Monero needs to have some “tests” in order to prevent any abuse. An example of preventing abuse could be proving the transaction fee is correct, proving the amount is right and no one is trying to commit a double spend.

In the development field, there is a situation called Overflow meaning a variable reaches the max values. Anyone knows electronic devices have a limited value for anything since “infinite” is an abstract of our world.

Privacy Transactions

Stealth Addresses

Chapter 3 described a situation where Leo sent George some Monero and in doing so he used George's public keys to produce a one-time public key, also known as a stealth address, that is unlinkable to the George's real keys. This section will go deeper to explain the cryptography behind that one-time public key.

Sending

The highly technical formula described in the CryptoNote whitepaper to produce this public output is P = Hs(rA|i)G + B. This means that when Leo wants to send Monero to George he generates a 256 bit pseudorandom scalar to be used as the transaction private key, r. Leo is the only person that will ever know this key, not even George. Leo then multiplies George's public view key, A, by his pseudorandom scalar and then concatenates the output index, i, to resulting point.

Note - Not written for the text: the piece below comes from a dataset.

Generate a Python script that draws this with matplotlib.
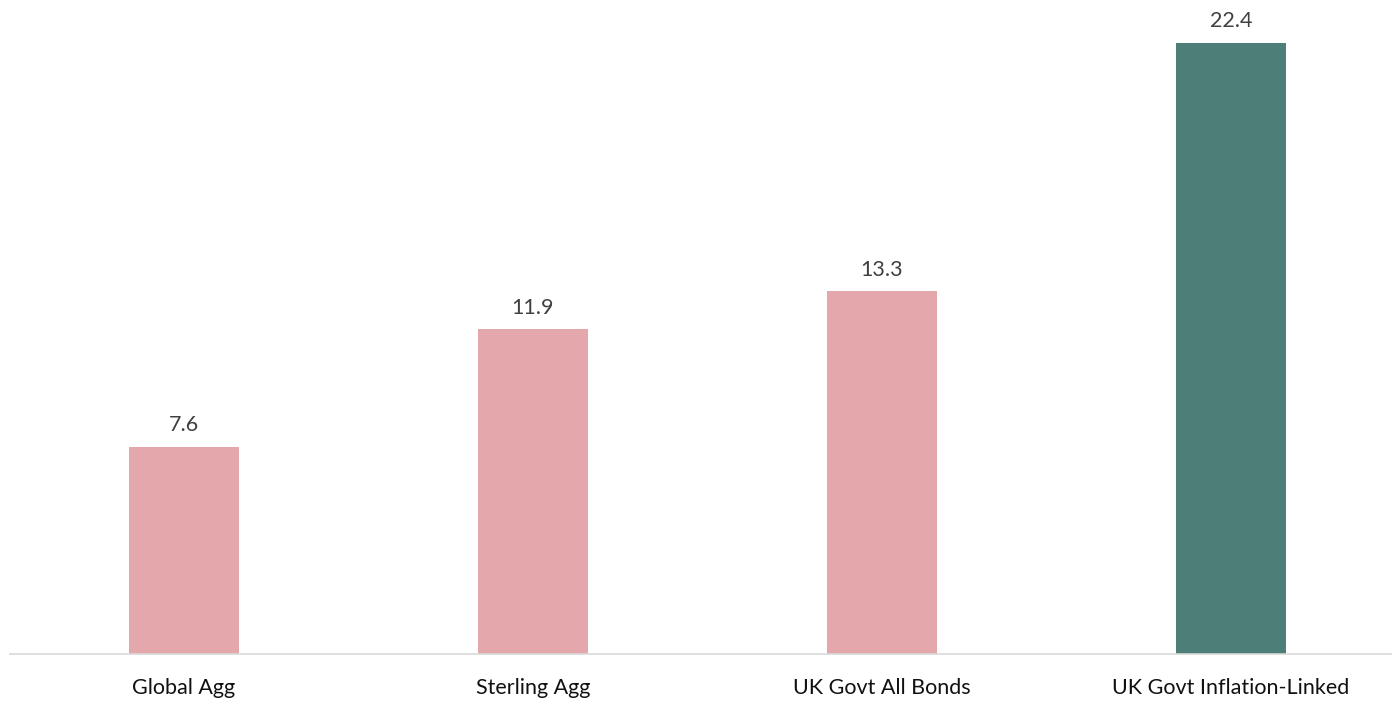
import matplotlib; matplotlib.use("Agg")
import matplotlib.pyplot as plt
import numpy as np

categories = ["Global Agg", "Sterling Agg", "UK Govt All Bonds", "UK Govt Inflation-Linked"]
values = [7.6, 11.9, 13.3, 22.4]
colors = ["#E3A7AC", "#E3A7AC", "#E3A7AC", "#4D7F78"]

plt.rcParams["font.family"] = ["Lato", "DejaVu Sans"]

fig = plt.figure(figsize=(13.92, 7.01), dpi=100)
ax = fig.add_axes([9.5 / 1392, 47 / 701, 1396 / 1392, 654 / 701])
x = np.arange(len(categories))
ax.bar(x, values, width=0.315, color=colors)
for xi, v in zip(x, values):
    ax.annotate(f"{v:.1f}", (xi, v), xytext=(0, 8.3), textcoords="offset points",
                ha="center", va="bottom", fontsize=15.5, color="#404040")

ax.set_xlim(-0.5, 3.5)
ax.set_ylim(0, 23.97)
ax.set_xticks(x)
ax.set_xticklabels(categories, fontsize=15.5, color="#111111")
ax.tick_params(axis="x", length=0, pad=17)
ax.set_yticks([])
for s in ["top", "right", "left"]:
    ax.spines[s].set_visible(False)
ax.spines["bottom"].set_color("#D9D9D9")
ax.spines["bottom"].set_linewidth(1.2)

fig.savefig("out.png", dpi=100)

This data is then run through the Hash to Scalar function. This function takes the input data, hashes it using the Keccak-256 algorithm, then takes that resulting hash modulo 2252 + 27742317777372353535851937790883648493, a prime order of the ed25519 basepoint. The ed25519 basepoint, G, is then multiplied by the scalar that is output from that function. Finally, Leo adds this point with George's public spend key, B, to produce the final output, P.

Receiving

Now, as described in chapter 3, George must scan the blockchain for outputs that belong to him. To do this he must calculate P' = Hs(aR|i)G + B. The process is very similar to what Leo had to do to send the Monero. George will get the public transaction key, R, used in the transaction from the blockchain and multiply it by his private view key, a. He then must concatenate the output index to the resulting point and that data through the Hash to Scalar function. He then multiplies the ed25519 basepoint, G, by the resulting scalar and finally adds his own public spend key, B, to the resulting point to produce the final point P'. If the output George generated independently, P', matches the output from the blockchain, P, then George knows that he owns that output and can spend the associated Monero.

Ring Signatures

Subaddresses

One way to create off-chain likability is through address reuse. If George uses a Monero address as a deposit address when he withdraws money from an exchange and then uses the same address to receive a payment from Leo, it is possible for the exchange to collude with Leo to find out that the George who used the exchange and the George that accepted Leo's payment are in fact the same person. To prevent this type of attack, Monero has a feature called subaddresses. A subaddress is an address that is derived from a main address and is cryptographically unlinkable from that main address.

Creating subaddresses

So how are subaddresses actually made? Suppose that George has a pair of private keys, the private view key and the private spend key, (a,b) and a corrosponding pair of public keys (A,B) which is equal to (a,b)G where G is the generator point on the elliptic curve. First we must chose a number, i, called the index. Typically the first subaddress will be at index 1. The subaddress will also have a pair of private keys and a pair of public keys for each index of i, which we can then call (ci,di) and (Ci,Di). The formula to create a subaddress public spend key, Di, is Hs(a|i)G+B. This means that first the index, i, is concatenated to the main address private view key, a, and then passed through the hash_to_scalar function (note: in practice the reference client wallet also concatenates the string "SubAddr" to the data to be hashed as a common salt). Then the curve generator point, G, is multiplied by the resulting scalar and finally the main address public spend key is added to the resulting point through elliptic curve point addition. After this subaddress public spend key is generated, it is recorded for use later. To calculate the subaddress public view key, Ci, Di is multiplied by the main address private spend key (Ci = a*Di). Now that the subaddress public keys have been generated they can be encoded into a valid Monero address. Subaddresses are base58 encoded with a checksum just like normal addresses but the network byte is different. Mainnet subaddresses use the network byte 0x42 which makes every mainnet subaddress start with 8.

Sending to a subaddress

When a wallet sees a Monero address with a subaddress network byte it knows that it must construct the transaction slightly differently. Typically with a non-subaddress transaction the transaction public transaction key is calculated by generating 32 random bytes as the private key and then multiplying that private key by the elliptic curve generator point through elliptic curve scalar multiplication. For a subaddress transaction however, the private transaction key is instead multiplied by the receiving subaddress's public spend key. The sender then has the choice to either send the change to his main address or one of his own subaddresses, though the result is typically the same for most users.

Receiving a transaction to a subaddress

As explain in the stealth address section, Monero users must scan incoming transactions with their private view key to check if they own a specific output on the blockchain. Subaddresses don't use the typical system where the receiver calculates P'= Hs(aR)G+B then if P' is equal to the output, P on the blockchain then he knows that he owns that output. Instead the formula for subaddresses is expressed as Di' = P - Hs(aR)G. This means that the receiver calculates Hs(aR)G as usual (see the stealth addresses section of chapter 6 to learn what this means) and then subtracts the resulting scalar from the output that is found on the blockchain, P. If the result is equal to a subaddress public spend key that was recorded when creating that subaddress, then the receiver is assured that he owns that output.